Il est trop tôt pour savoir ce que donnera le marché électronique à long terme : chaque éditeur a un calendrier et des objectifs différents. Pour l'instant l'édition électronique est surtout faite de catalogues et de dictionnaires encyclopédiques. Les négociations avec les ayants droit se font sur un marché patiemment conclu et renégociable à court terme : seul un lent travail de mise en confiance a autorisé les tentatives de Carnegie Mellon. Mais, ajoute William Arms, les bibliothécaires ne doivent pas essayer d'être des éditeurs. Pas plus que les éditeurs ne doivent essayer d'être des bibliothécaires. « Mais si les uns et les autres ne réagissent pas aux besoins de la communauté académique, celle-ci survivra sans eux ».
La bibliothèque électronique « peut supprimer la différence entre information formelle et informelle ; la littérature grise est plus importante que la littérature publiée ». Mais quid du droit d'auteur dans la littérature grise ? On ne peut remettre à l'éditeur les droits d'auteur... Il faut inventer de nouveaux modèles de droit d'auteur.
Edition et fourniture
Arnaud de Kemp, des éditions Springer Verlag, a plaidé pour les qualités de l'hypertexte : « Nos OPAC 2 sont pauvres ; il faut ajouter des tables de matières et des résumés aux notices ». L'hypertexte veut « mieux présenter le savoir, autoriser un voyage non linéaire, sans structure réelle ». Il faut populariser la norme SGML 3, qui a déjà un impact majeur. Une quarantaine de périodiques appliquent aujourd'hui cette norme, qui devrait pourtant être renforcée (ainsi les ajouts récents de MAJOUR).
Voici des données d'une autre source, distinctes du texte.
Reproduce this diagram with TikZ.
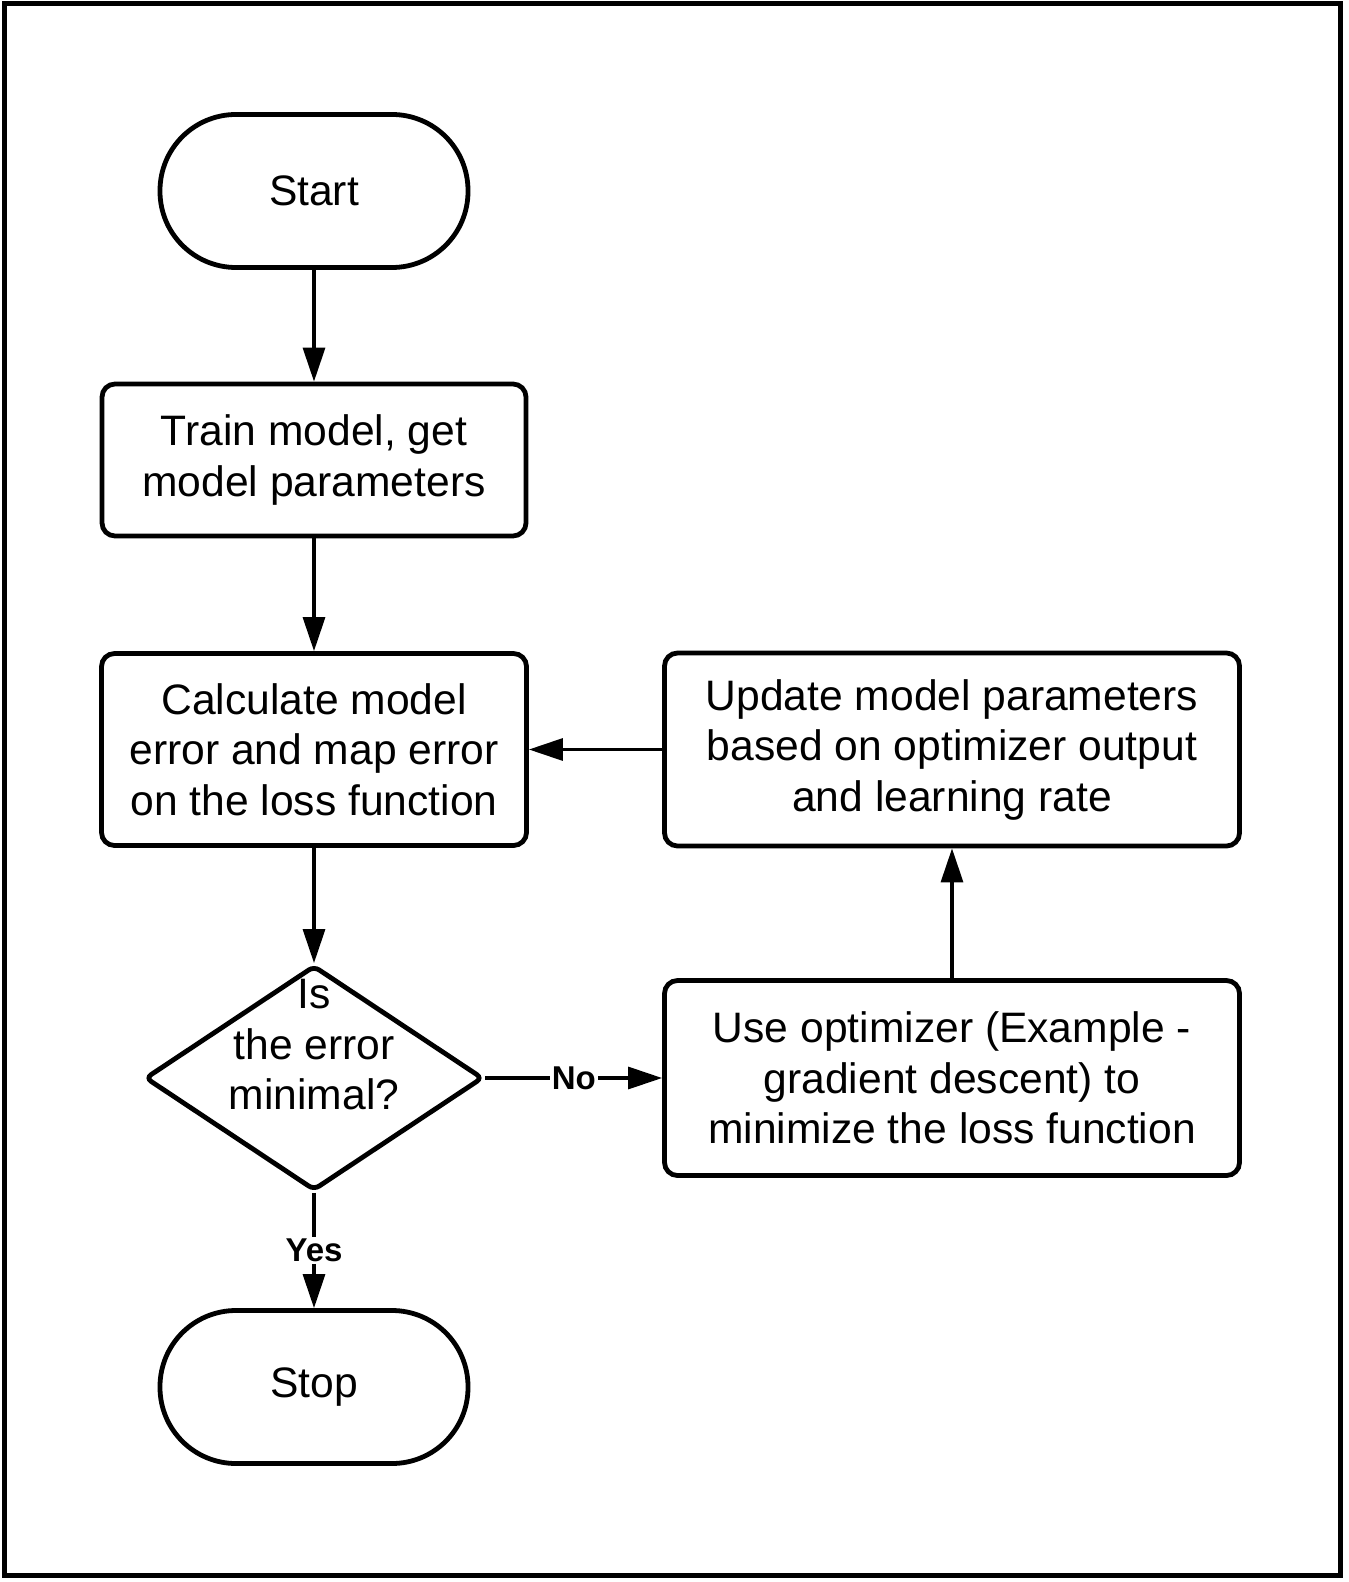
\documentclass[tikz,border=0pt]{standalone}
\usepackage{fontspec}
\setmainfont{Liberation Sans}
\usetikzlibrary{shapes.geometric,arrows.meta}
\begin{document}
\begin{tikzpicture}[x=0.5pt,y=-0.5pt,
  txt/.style={font=\fontsize{21.3pt}{25.25pt}\selectfont, align=center},
  term/.style={txt, draw, line width=2.4pt, rectangle, rounded corners=38pt, minimum width=154pt, minimum height=76.5pt, inner sep=0pt},
  proc/.style={txt, draw, line width=2.4pt, rectangle, rounded corners=6.5pt, inner sep=0pt},
  dec/.style={draw, line width=2.4pt, diamond, rounded corners=3pt, minimum width=169pt, minimum height=112.5pt, inner sep=0pt},
  conn/.style={line width=1.6pt, -{Triangle[length=17pt,width=11pt]}},
  lab/.style={font=\fontsize{16.5pt}{19pt}\selectfont\bfseries, fill=white, inner sep=1pt}
]
\useasboundingbox (0,0) rectangle (1348,1582);
\draw[line width=2.5pt] (4,4) rectangle (1340,1575);

\node[term] (start) at (314,191) {Start};
\node[proc, minimum width=212pt, minimum height=76pt] (train) at (314,460) {Train model, get\\model parameters};
\node[proc, minimum width=212.5pt, minimum height=96pt] (calc) at (314,749.5) {Calculate model\\error and map error\\on the loss function};
\node[dec] (dia) at (314,1078) {};
\node[txt, inner sep=0pt] (diatxt) at (314,1045) {Is\\the error\\minimal?};
\node[term] (stop) at (314,1387) {Stop};
\node[proc, minimum width=287.5pt, minimum height=96.5pt] (upd) at (952,749.5) {Update model parameters\\based on optimizer output\\and learning rate};
\node[proc, minimum width=287.5pt, minimum height=97.5pt] (opt) at (952,1078) {Use optimizer (Example -\\gradient descent) to\\minimize the loss function};

\draw[conn] (start) -- (train);
\draw[conn] (train) -- (calc);
\draw[conn] (calc) -- (dia);
\draw[conn] (dia) -- node[lab] {Yes} (stop);
\draw[conn] (dia) -- node[lab] {No} (opt);
\draw[conn] (opt) -- (upd);
\draw[conn] (upd) -- (calc);
\end{tikzpicture}
\end{document}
Pour Christian Lupovici (Institut national de l'information scientifique et technique), les photocopieuses analogiques vont être remplacées d'ici cinq ans par les photocopieuses numériques. Les éditeurs utilisant aujourd'hui comme support originel des formes électroniques, les fournisseurs devraient faire de même. Pour celà, il faut réussir à organiser le marché de la fourniture de documents, sans confusion des rôles. Editeurs et fournisseurs sont « condamnés à travailler ensemble ». La transmission en mode texte SGML pourrait être récupérée de chez l'éditeur. « L'utilisateur final a besoin de documents rapidement et sans intermédiaires, sans étapes, document bibliographique et document primaire en même temps. L'enjeu est bien celui de l'intégration d'informations directement accessibles ».
Crise, concurrence et coopération
On le voit, ces journées avaient quelque chose de conjuratoire : si l'on éprouve tant le besoin de parler de coopération, c'est bien parce que pour l'instant, et en ces temps d'évolution, d'expérimentation et de dérégulation, chacun, de gré ou de force, défend d'abord ses intérêts à court terme. Et l'assemblée d'inciter alors chacun à mieux connaître les impératifs de l'autre. L'exemple du Groupe national d'acquisition 4, mis en place en Grande-Bretagne, rassemblant éditeurs, fournisseurs et bibliothèques, favorisant la compréhension mutuelle, discutant normalisation, disponibilité et valeur de l'information devrait-il être généralisé ? C'est en tout cas à cette communion, formelle, mais sans doute seule solution sage si l'on veut éviter le règne de la loi du plus fort, qu'a incité cette rencontre.